Why was Kellye SoRelle really in Detroit, and under whose direction? She told Congress she flew in as a Lawyers for Trump volunteer to staff poll challengers at TCF and elsewhere, and that she was on site in the middle of the night “in PJs-comfy clothes” and “started recording.” Yet the footage she elevated wasn’t the van, and there was no immediate, forceful legal challenge to the delivery she says she witnessed. Given her own testimony about prior joint work with federal task forces, and her proximity to the Stone/Flynn/Ali/1AP hub, was she there strictly as campaign volunteer—or wearing another hat? We don’t have that answer.
I’m not asserting a conclusion on #3. I’m saying this: for someone who flew to Detroit to ensure questionable ballots were challenged, the choices made that night did the opposite.
Why this matters
In 2020, every recount that has been done has indicated there was a ballot for every vote, with minor exceptions. If there was fraud, it was in the unchecked mail-in ballots. The best way to ensure it would never be found was to herd the movement into a cul‑de‑sac: routers, algorithms, and endless “word‑salad” panels. The result wasn’t proof. It was paralysis.
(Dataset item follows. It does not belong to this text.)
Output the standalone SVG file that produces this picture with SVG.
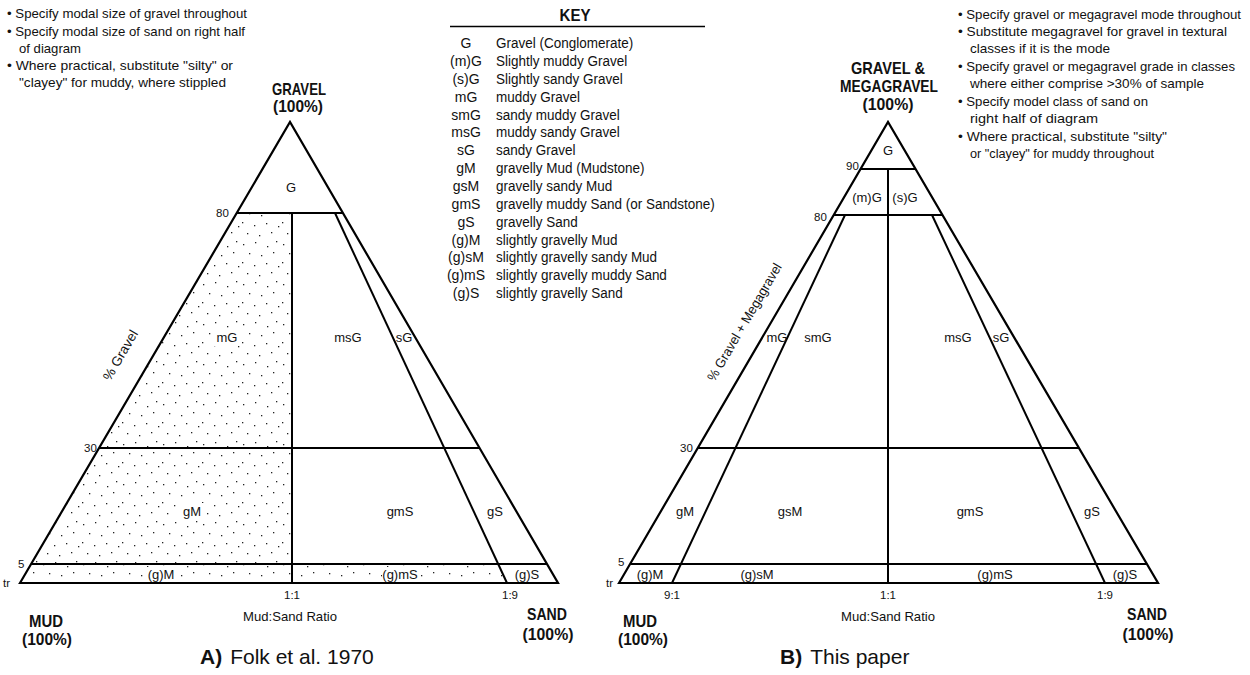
<svg xmlns="http://www.w3.org/2000/svg" width="1250" height="675" viewBox="0 0 1250 675">
<style>
text{font-family:"Liberation Sans Narrow","Liberation Sans",Arial,sans-serif;fill:#111}
.note{font-size:13.5px}
.key{font-size:14.5px}
.ab{font-size:14px;text-anchor:middle}
.lab{font-size:13px;text-anchor:middle}
.tick{font-size:11.5px}
.tm{font-size:11.5px;text-anchor:middle}
.bold{font-weight:bold;font-size:17px;text-anchor:middle}
.cap{font-family:"Liberation Sans",Arial,sans-serif;font-size:21px}
.edge{fill:none;stroke:#000;stroke-width:2.2;stroke-linejoin:miter}
.ln{fill:none;stroke:#000;stroke-width:2}
.bg{fill:#fff}
</style>
<defs>
<pattern id="dots" width="40" height="40" patternUnits="userSpaceOnUse">
<g fill="#222">
<rect x="3" y="4" width="1.3" height="1.3"/>
<rect x="15" y="2" width="1.3" height="1.3"/>
<rect x="27" y="6" width="1.3" height="1.3"/>
<rect x="36" y="1" width="1.3" height="1.3"/>
<rect x="9" y="13" width="1.3" height="1.3"/>
<rect x="21" y="15" width="1.3" height="1.3"/>
<rect x="33" y="12" width="1.3" height="1.3"/>
<rect x="2" y="22" width="1.3" height="1.3"/>
<rect x="14" y="25" width="1.3" height="1.3"/>
<rect x="26" y="23" width="1.3" height="1.3"/>
<rect x="38" y="26" width="1.3" height="1.3"/>
<rect x="7" y="33" width="1.3" height="1.3"/>
<rect x="19" y="35" width="1.3" height="1.3"/>
<rect x="31" y="32" width="1.3" height="1.3"/>
</g>
</pattern>
</defs>
<rect width="1250" height="675" fill="#fff"/>

<!-- Notes A -->
<g id="notes-a">
<text class="note" x="7" y="18" textLength="240" lengthAdjust="spacingAndGlyphs">• Specify modal size of gravel throughout</text>
<text class="note" x="7" y="36" textLength="238" lengthAdjust="spacingAndGlyphs">• Specify modal size of sand on right half</text>
<text class="note" x="19" y="53" textLength="62" lengthAdjust="spacingAndGlyphs">of diagram</text>
<text class="note" x="7" y="70" textLength="226" lengthAdjust="spacingAndGlyphs">• Where practical, substitute "silty" or</text>
<text class="note" x="19" y="87" textLength="207" lengthAdjust="spacingAndGlyphs">"clayey" for muddy, where stippled</text>
</g>

<!-- Key -->
<g id="key">
<text x="575" y="21" style="font-weight:bold;font-size:17px;text-anchor:middle" textLength="31" lengthAdjust="spacingAndGlyphs">KEY</text>
<line x1="450" y1="26.5" x2="705" y2="26.5" stroke="#000" stroke-width="1.5"/>
<g id="key-abbrev">
<text x="466" y="48" class="ab">G</text>
<text x="466" y="66" class="ab">(m)G</text>
<text x="466" y="84" class="ab">(s)G</text>
<text x="466" y="102" class="ab">mG</text>
<text x="466" y="120" class="ab">smG</text>
<text x="466" y="137" class="ab">msG</text>
<text x="466" y="155" class="ab">sG</text>
<text x="466" y="173" class="ab">gM</text>
<text x="466" y="191" class="ab">gsM</text>
<text x="466" y="209" class="ab">gmS</text>
<text x="466" y="227" class="ab">gS</text>
<text x="466" y="245" class="ab">(g)M</text>
<text x="466" y="262" class="ab">(g)sM</text>
<text x="466" y="280" class="ab">(g)mS</text>
<text x="466" y="298" class="ab">(g)S</text>
</g>
<g id="key-desc" transform="translate(496 0) scale(0.93 1)">
<text x="0" y="48" class="key">Gravel (Conglomerate)</text>
<text x="0" y="66" class="key">Slightly muddy Gravel</text>
<text x="0" y="84" class="key">Slightly sandy Gravel</text>
<text x="0" y="102" class="key">muddy Gravel</text>
<text x="0" y="120" class="key">sandy muddy Gravel</text>
<text x="0" y="137" class="key">muddy sandy Gravel</text>
<text x="0" y="155" class="key">sandy Gravel</text>
<text x="0" y="173" class="key">gravelly Mud (Mudstone)</text>
<text x="0" y="191" class="key">gravelly sandy Mud</text>
<text x="0" y="209" class="key">gravelly muddy Sand (or Sandstone)</text>
<text x="0" y="227" class="key">gravelly Sand</text>
<text x="0" y="245" class="key">slightly gravelly Mud</text>
<text x="0" y="262" class="key">slightly gravelly sandy Mud</text>
<text x="0" y="280" class="key">slightly gravelly muddy Sand</text>
<text x="0" y="298" class="key">slightly gravelly Sand</text>
</g>
</g>

<!-- Triangle A -->
<g id="triangle-a">
<polygon points="236.7,213 292,213 292,564 498.2,564 507,583 20,583" fill="url(#dots)"/>
<rect class="bg" x="213" y="329" width="29" height="17"/>
<rect class="bg" x="178" y="503" width="28" height="17"/>
<rect class="bg" x="146" y="567" width="31" height="15"/>
<rect class="bg" x="382" y="567" width="37" height="15"/>
<polygon class="edge" points="20,583 290,122 558,583"/>
<g id="connectors-a">
<line class="ln" x1="236.7" y1="213" x2="342.9" y2="213"/>
<line class="ln" x1="99" y1="448" x2="479.5" y2="448"/>
<line class="ln" x1="31.1" y1="564" x2="547" y2="564"/>
<line class="ln" x1="292" y1="213" x2="292" y2="583"/>
<line class="ln" x1="335" y1="213" x2="507" y2="583"/>
</g>
<text class="lab" x="291" y="192">G</text>
<text class="lab" x="227" y="342">mG</text>
<text class="lab" x="348" y="342">msG</text>
<text class="lab" x="404" y="342">sG</text>
<text class="lab" x="192" y="516">gM</text>
<text class="lab" x="400" y="516">gmS</text>
<text class="lab" x="495" y="516">gS</text>
<text class="lab" x="161" y="579">(g)M</text>
<text class="lab" x="400" y="579">(g)mS</text>
<text class="lab" x="527" y="579">(g)S</text>
<text class="tick" x="216" y="217">80</text>
<text class="tick" x="84" y="452">30</text>
<text class="tick" x="18" y="568">5</text>
<text class="tick" x="3" y="587">tr</text>
<text class="tm" x="292" y="599">1:1</text>
<text class="tm" x="510" y="599">1:9</text>
<text x="290" y="621" style="font-size:13px;text-anchor:middle" textLength="94" lengthAdjust="spacingAndGlyphs">Mud:Sand Ratio</text>
<text x="120" y="360" transform="rotate(-59.6 120 355)" style="font-size:13.5px;text-anchor:middle" textLength="56" lengthAdjust="spacingAndGlyphs">% Gravel</text>
<text class="bold" x="299" y="95" textLength="54" lengthAdjust="spacingAndGlyphs">GRAVEL</text>
<text class="bold" x="298" y="112" textLength="50" lengthAdjust="spacingAndGlyphs">(100%)</text>
<text class="bold" x="46" y="627" textLength="34" lengthAdjust="spacingAndGlyphs">MUD</text>
<text class="bold" x="47" y="645" textLength="50" lengthAdjust="spacingAndGlyphs">(100%)</text>
<text class="bold" x="547" y="620" textLength="40" lengthAdjust="spacingAndGlyphs">SAND</text>
<text class="bold" x="548" y="640" textLength="51" lengthAdjust="spacingAndGlyphs">(100%)</text>
<text class="cap" x="200" y="664"><tspan font-weight="bold">A)</tspan><tspan dx="8">Folk et al. 1970</tspan></text>
</g>

<!-- Notes B -->
<g id="notes-b">
<text class="note" x="958" y="19" textLength="283" lengthAdjust="spacingAndGlyphs">• Specify gravel or megagravel mode throughout</text>
<text class="note" x="958" y="36" textLength="269" lengthAdjust="spacingAndGlyphs">• Substitute megagravel for gravel in textural</text>
<text class="note" x="970" y="53" textLength="140" lengthAdjust="spacingAndGlyphs">classes if it is the mode</text>
<text class="note" x="958" y="71" textLength="277" lengthAdjust="spacingAndGlyphs">• Specify gravel or megagravel grade in classes</text>
<text class="note" x="970" y="88" textLength="234" lengthAdjust="spacingAndGlyphs">where either comprise &gt;30% of sample</text>
<text class="note" x="958" y="106" textLength="190" lengthAdjust="spacingAndGlyphs">• Specify model class of sand on</text>
<text class="note" x="970" y="123" textLength="128" lengthAdjust="spacingAndGlyphs">right half of diagram</text>
<text class="note" x="958" y="141" textLength="209" lengthAdjust="spacingAndGlyphs">• Where practical, substitute "silty"</text>
<text class="note" x="970" y="158" textLength="184" lengthAdjust="spacingAndGlyphs">or "clayey" for muddy throughout</text>
</g>

<!-- Triangle B -->
<g id="triangle-b">
<polygon class="edge" points="619,583 888,122 1158,583"/>
<g id="connectors-b">
<line class="ln" x1="860.6" y1="169" x2="916" y2="169"/>
<line class="ln" x1="888" y1="169" x2="888" y2="215"/>
<line class="ln" x1="833.7" y1="215" x2="943" y2="215"/>
<line class="ln" x1="888" y1="215" x2="888" y2="583"/>
<line class="ln" x1="697.8" y1="448" x2="1079" y2="448"/>
<line class="ln" x1="630.7" y1="564" x2="1146.3" y2="564"/>
<line class="ln" x1="845" y1="215" x2="672" y2="583"/>
<line class="ln" x1="932" y1="215" x2="1105" y2="583"/>
</g>
<text class="lab" x="888" y="155">G</text>
<text class="lab" x="867" y="202">(m)G</text>
<text class="lab" x="905" y="202">(s)G</text>
<text class="lab" x="777" y="342">mG</text>
<text class="lab" x="818" y="342">smG</text>
<text class="lab" x="958" y="342">msG</text>
<text class="lab" x="1001" y="342">sG</text>
<text class="lab" x="685" y="516">gM</text>
<text class="lab" x="790" y="516">gsM</text>
<text class="lab" x="970" y="516">gmS</text>
<text class="lab" x="1092" y="516">gS</text>
<text class="lab" x="650" y="579">(g)M</text>
<text class="lab" x="757" y="579">(g)sM</text>
<text class="lab" x="995" y="579">(g)mS</text>
<text class="lab" x="1125" y="579">(g)S</text>
<text class="tick" x="846" y="170">90</text>
<text class="tick" x="814" y="221">80</text>
<text class="tick" x="680" y="452">30</text>
<text class="tick" x="618" y="566">5</text>
<text class="tick" x="606" y="587">tr</text>
<text class="tm" x="672" y="599">9:1</text>
<text class="tm" x="888" y="599">1:1</text>
<text class="tm" x="1105" y="599">1:9</text>
<text x="888" y="621" style="font-size:13px;text-anchor:middle" textLength="94" lengthAdjust="spacingAndGlyphs">Mud:Sand Ratio</text>
<text x="744" y="327" transform="rotate(-59.6 744 322)" style="font-size:13.5px;text-anchor:middle" textLength="134" lengthAdjust="spacingAndGlyphs">% Gravel + Megagravel</text>
<text class="bold" x="888" y="74" textLength="74" lengthAdjust="spacingAndGlyphs">GRAVEL &amp;</text>
<text class="bold" x="889" y="92" textLength="98" lengthAdjust="spacingAndGlyphs">MEGAGRAVEL</text>
<text class="bold" x="888" y="110" textLength="51" lengthAdjust="spacingAndGlyphs">(100%)</text>
<text class="bold" x="640" y="627" textLength="34" lengthAdjust="spacingAndGlyphs">MUD</text>
<text class="bold" x="643" y="645" textLength="50" lengthAdjust="spacingAndGlyphs">(100%)</text>
<text class="bold" x="1147" y="620" textLength="40" lengthAdjust="spacingAndGlyphs">SAND</text>
<text class="bold" x="1148" y="640" textLength="51" lengthAdjust="spacingAndGlyphs">(100%)</text>
<text class="cap" x="780" y="664"><tspan font-weight="bold">B)</tspan><tspan dx="8">This paper</tspan></text>
</g>
</svg>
We can and should debate machinery, security, and law. But first: we have to recognize a simple, uncomfortable reality about that night in Detroit. The people with the best vantage point to force clarity didn’t, and the loudest narratives from that circle led us away from ballots.
That wasn’t an accident.
Bottom line: If your objective on election night is transparency and lawful process, you document the ballots and you fight the fight where the fight is. Detroit didn’t get that. It got a story. And the story sent us chasing ghosts - and by people with extensive ties to Roger Stone and Mike Flynn.